_Raw data_
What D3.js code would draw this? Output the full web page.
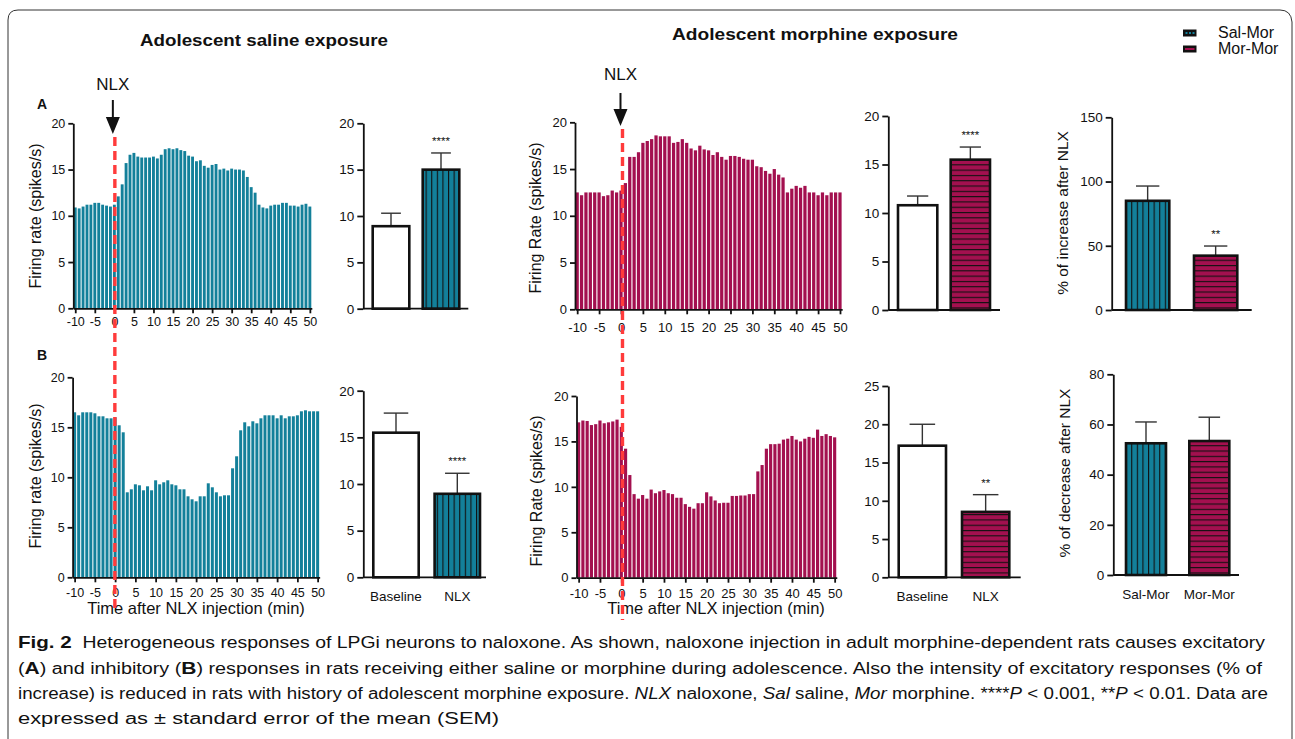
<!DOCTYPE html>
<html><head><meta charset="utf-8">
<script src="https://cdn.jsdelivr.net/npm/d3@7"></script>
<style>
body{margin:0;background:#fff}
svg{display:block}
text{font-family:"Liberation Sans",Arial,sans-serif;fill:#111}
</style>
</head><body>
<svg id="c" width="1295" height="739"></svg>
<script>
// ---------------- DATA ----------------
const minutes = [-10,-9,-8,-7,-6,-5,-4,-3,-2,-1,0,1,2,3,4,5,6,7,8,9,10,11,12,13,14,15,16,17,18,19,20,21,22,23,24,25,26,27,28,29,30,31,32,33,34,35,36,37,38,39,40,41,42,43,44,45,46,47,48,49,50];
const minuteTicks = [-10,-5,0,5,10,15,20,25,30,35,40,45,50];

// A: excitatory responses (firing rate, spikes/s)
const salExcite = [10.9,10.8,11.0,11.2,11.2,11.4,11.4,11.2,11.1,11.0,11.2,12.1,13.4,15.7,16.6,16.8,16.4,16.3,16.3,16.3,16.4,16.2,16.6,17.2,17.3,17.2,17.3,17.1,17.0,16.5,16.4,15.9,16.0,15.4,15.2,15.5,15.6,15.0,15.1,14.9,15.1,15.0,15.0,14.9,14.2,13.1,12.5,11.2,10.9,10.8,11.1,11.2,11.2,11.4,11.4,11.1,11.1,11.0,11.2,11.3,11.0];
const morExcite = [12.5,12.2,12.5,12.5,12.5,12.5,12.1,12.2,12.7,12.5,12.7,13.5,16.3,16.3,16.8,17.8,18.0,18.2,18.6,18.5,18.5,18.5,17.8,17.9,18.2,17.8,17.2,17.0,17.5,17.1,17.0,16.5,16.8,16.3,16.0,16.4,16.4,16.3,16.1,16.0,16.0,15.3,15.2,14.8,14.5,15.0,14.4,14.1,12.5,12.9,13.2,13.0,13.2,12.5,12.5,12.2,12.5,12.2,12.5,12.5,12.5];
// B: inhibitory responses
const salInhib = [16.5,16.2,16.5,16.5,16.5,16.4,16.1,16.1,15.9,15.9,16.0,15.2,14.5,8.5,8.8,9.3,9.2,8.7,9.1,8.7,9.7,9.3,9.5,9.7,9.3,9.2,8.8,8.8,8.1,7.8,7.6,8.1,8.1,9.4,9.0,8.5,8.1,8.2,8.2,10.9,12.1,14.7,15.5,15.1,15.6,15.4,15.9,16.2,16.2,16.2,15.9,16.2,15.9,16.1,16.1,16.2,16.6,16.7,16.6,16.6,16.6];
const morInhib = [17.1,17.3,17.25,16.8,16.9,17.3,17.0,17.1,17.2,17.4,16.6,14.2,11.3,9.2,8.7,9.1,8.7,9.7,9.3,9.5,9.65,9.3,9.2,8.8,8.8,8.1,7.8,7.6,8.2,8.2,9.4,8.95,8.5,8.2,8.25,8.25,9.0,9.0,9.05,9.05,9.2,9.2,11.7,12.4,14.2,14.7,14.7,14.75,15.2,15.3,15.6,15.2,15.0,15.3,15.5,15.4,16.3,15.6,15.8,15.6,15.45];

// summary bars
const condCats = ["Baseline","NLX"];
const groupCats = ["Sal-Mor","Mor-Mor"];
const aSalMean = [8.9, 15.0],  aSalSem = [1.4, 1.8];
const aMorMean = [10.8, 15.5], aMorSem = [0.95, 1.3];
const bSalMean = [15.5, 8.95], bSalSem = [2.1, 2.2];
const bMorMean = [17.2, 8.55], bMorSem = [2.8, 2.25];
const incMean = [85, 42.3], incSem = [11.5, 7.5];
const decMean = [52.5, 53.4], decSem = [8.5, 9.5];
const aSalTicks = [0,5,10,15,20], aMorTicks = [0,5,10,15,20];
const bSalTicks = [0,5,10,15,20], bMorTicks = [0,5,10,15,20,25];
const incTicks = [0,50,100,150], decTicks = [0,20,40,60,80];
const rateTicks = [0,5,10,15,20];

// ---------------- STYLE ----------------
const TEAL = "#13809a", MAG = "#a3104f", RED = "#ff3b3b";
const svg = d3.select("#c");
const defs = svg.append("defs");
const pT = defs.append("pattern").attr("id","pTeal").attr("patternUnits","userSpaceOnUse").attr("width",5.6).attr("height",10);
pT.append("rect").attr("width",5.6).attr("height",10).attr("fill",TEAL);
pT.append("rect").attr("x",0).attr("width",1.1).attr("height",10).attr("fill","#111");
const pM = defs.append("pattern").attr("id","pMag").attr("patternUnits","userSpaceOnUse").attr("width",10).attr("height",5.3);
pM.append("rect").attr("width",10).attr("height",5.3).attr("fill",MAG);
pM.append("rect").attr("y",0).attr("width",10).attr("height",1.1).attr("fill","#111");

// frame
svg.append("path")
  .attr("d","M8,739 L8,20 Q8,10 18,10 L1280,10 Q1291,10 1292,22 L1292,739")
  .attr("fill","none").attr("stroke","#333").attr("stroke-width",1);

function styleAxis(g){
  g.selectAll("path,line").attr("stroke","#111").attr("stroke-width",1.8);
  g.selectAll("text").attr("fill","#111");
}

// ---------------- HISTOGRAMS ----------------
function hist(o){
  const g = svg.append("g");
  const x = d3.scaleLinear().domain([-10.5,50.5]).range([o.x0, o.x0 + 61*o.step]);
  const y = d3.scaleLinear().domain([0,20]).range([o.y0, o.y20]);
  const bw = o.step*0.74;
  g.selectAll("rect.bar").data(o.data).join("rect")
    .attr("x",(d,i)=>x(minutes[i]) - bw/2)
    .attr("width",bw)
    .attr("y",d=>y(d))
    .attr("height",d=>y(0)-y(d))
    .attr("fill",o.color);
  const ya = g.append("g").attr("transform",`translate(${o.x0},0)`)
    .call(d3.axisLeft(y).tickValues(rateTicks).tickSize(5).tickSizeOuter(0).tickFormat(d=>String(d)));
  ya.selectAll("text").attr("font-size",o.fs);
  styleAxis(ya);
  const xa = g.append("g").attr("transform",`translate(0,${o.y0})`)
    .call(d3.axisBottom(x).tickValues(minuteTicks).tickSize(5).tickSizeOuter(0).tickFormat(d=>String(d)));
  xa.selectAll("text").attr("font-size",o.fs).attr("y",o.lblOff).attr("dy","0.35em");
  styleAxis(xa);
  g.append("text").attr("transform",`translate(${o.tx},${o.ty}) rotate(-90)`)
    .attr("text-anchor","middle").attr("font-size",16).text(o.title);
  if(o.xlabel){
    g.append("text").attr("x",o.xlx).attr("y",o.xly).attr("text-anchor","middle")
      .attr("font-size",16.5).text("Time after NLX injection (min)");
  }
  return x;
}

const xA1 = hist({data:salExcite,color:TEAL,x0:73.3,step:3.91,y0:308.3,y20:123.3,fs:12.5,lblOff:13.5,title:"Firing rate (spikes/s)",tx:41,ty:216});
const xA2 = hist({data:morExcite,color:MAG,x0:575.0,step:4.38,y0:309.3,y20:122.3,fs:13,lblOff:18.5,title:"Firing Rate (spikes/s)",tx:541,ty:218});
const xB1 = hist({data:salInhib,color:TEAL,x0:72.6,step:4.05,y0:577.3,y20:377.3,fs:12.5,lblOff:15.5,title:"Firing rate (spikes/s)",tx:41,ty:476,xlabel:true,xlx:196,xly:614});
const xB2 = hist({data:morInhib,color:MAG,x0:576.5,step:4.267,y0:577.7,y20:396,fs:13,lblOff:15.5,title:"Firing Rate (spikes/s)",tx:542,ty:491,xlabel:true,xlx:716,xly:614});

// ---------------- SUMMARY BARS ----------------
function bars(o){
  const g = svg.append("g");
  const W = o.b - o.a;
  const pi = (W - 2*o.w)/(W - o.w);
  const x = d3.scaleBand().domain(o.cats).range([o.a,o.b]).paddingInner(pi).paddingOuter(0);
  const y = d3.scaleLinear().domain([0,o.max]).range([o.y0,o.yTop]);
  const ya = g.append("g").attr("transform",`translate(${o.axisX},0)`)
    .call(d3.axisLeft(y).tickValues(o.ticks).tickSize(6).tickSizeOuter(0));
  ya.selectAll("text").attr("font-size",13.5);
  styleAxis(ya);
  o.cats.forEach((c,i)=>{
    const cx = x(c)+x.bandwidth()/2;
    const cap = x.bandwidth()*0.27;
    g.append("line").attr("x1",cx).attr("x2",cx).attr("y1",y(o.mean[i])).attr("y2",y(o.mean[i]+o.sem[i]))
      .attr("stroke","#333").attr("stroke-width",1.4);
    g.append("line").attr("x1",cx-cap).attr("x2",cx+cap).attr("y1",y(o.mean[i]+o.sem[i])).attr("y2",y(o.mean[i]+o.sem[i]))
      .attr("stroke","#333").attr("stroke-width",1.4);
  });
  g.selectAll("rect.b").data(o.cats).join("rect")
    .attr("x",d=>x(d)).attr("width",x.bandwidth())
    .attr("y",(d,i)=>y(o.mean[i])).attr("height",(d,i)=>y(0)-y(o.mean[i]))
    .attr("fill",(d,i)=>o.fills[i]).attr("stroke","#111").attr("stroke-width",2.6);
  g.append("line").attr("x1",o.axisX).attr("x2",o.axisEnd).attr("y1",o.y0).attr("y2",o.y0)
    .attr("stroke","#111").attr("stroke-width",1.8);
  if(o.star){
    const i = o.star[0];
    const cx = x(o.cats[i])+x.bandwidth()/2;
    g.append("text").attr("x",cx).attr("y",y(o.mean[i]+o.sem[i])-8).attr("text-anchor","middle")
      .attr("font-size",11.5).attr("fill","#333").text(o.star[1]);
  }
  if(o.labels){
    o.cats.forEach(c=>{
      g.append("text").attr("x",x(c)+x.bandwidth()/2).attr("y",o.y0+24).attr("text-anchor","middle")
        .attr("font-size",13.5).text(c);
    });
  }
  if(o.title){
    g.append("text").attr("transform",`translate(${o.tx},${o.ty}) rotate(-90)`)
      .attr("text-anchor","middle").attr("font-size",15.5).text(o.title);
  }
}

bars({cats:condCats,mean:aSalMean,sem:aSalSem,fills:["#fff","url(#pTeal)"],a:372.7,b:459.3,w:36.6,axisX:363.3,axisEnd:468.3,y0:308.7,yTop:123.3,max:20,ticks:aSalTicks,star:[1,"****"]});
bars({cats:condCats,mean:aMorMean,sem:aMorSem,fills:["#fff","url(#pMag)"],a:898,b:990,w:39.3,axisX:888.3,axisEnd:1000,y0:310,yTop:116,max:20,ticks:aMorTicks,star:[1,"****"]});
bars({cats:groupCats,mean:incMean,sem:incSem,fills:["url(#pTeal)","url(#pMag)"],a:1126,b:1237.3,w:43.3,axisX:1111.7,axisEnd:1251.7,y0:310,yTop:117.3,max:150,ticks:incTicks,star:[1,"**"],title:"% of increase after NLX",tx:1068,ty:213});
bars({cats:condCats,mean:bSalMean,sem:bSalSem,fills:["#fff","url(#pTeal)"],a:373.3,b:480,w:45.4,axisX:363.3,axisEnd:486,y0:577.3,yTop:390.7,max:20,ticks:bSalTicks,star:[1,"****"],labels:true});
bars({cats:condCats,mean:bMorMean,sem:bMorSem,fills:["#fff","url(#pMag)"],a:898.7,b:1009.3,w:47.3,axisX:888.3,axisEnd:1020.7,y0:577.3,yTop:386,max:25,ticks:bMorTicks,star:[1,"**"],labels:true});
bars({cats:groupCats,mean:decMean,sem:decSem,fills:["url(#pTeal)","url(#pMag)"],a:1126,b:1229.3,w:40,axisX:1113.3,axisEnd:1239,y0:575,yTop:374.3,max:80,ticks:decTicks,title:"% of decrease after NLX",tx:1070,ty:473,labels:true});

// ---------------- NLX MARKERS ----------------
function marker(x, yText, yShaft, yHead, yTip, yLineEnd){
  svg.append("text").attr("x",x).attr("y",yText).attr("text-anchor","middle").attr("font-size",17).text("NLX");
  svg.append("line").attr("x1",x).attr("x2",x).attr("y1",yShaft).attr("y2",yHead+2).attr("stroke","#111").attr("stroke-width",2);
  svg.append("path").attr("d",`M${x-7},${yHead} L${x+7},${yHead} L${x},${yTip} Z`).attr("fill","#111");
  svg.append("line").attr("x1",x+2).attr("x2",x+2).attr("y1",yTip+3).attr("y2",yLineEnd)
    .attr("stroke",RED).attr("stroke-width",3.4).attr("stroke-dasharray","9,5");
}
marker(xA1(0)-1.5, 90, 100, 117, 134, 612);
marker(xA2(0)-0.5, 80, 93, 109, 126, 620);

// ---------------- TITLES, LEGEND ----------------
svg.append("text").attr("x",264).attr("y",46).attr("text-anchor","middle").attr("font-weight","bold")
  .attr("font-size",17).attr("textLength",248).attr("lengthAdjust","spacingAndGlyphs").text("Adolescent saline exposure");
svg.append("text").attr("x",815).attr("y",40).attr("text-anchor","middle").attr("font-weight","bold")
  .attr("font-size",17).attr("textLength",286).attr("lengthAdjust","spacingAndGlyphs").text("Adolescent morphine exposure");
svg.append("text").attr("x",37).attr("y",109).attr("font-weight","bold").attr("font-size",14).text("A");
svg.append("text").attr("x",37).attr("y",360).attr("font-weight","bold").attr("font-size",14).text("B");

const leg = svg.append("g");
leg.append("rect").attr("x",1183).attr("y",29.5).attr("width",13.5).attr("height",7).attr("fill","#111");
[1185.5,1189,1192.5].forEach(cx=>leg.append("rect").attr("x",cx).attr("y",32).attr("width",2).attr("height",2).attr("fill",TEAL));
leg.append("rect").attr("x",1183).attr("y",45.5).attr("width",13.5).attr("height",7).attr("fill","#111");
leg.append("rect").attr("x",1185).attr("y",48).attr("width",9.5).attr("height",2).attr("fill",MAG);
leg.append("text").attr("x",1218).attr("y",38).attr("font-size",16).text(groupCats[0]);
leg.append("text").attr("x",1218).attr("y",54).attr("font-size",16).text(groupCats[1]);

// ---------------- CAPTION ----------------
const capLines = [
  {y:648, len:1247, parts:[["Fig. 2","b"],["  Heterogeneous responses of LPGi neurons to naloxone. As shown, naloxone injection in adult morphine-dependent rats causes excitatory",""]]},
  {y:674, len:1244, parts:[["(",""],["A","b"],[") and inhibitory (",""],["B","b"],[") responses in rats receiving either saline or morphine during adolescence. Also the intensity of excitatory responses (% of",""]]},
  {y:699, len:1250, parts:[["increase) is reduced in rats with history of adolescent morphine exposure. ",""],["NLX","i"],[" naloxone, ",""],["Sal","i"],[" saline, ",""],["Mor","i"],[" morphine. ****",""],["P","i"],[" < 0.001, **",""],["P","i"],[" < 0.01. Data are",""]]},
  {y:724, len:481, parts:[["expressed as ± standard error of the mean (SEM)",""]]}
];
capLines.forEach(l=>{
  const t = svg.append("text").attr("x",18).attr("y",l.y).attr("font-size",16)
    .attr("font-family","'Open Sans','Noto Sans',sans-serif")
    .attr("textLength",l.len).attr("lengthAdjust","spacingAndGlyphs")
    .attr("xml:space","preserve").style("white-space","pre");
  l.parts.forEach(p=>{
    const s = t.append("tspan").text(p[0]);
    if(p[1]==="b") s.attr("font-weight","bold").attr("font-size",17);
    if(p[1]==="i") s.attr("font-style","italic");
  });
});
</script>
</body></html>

_Problem statement_
Restate, line by line and word for word, everything from the top of the material through the line that contains "const minuteTicks = [-10,-5,0,5,10,15,20,25,30,35,40,45,50];". Leave pictures out.

_Answer for the task_
What D3.js code would draw this? Output the full web page.
<!DOCTYPE html>
<html><head><meta charset="utf-8">
<script src="https://cdn.jsdelivr.net/npm/d3@7"></script>
<style>
body{margin:0;background:#fff}
svg{display:block}
text{font-family:"Liberation Sans",Arial,sans-serif;fill:#111}
</style>
</head><body>
<svg id="c" width="1295" height="739"></svg>
<script>
// ---------------- DATA ----------------
const minutes = [-10,-9,-8,-7,-6,-5,-4,-3,-2,-1,0,1,2,3,4,5,6,7,8,9,10,11,12,13,14,15,16,17,18,19,20,21,22,23,24,25,26,27,28,29,30,31,32,33,34,35,36,37,38,39,40,41,42,43,44,45,46,47,48,49,50];
const minuteTicks = [-10,-5,0,5,10,15,20,25,30,35,40,45,50];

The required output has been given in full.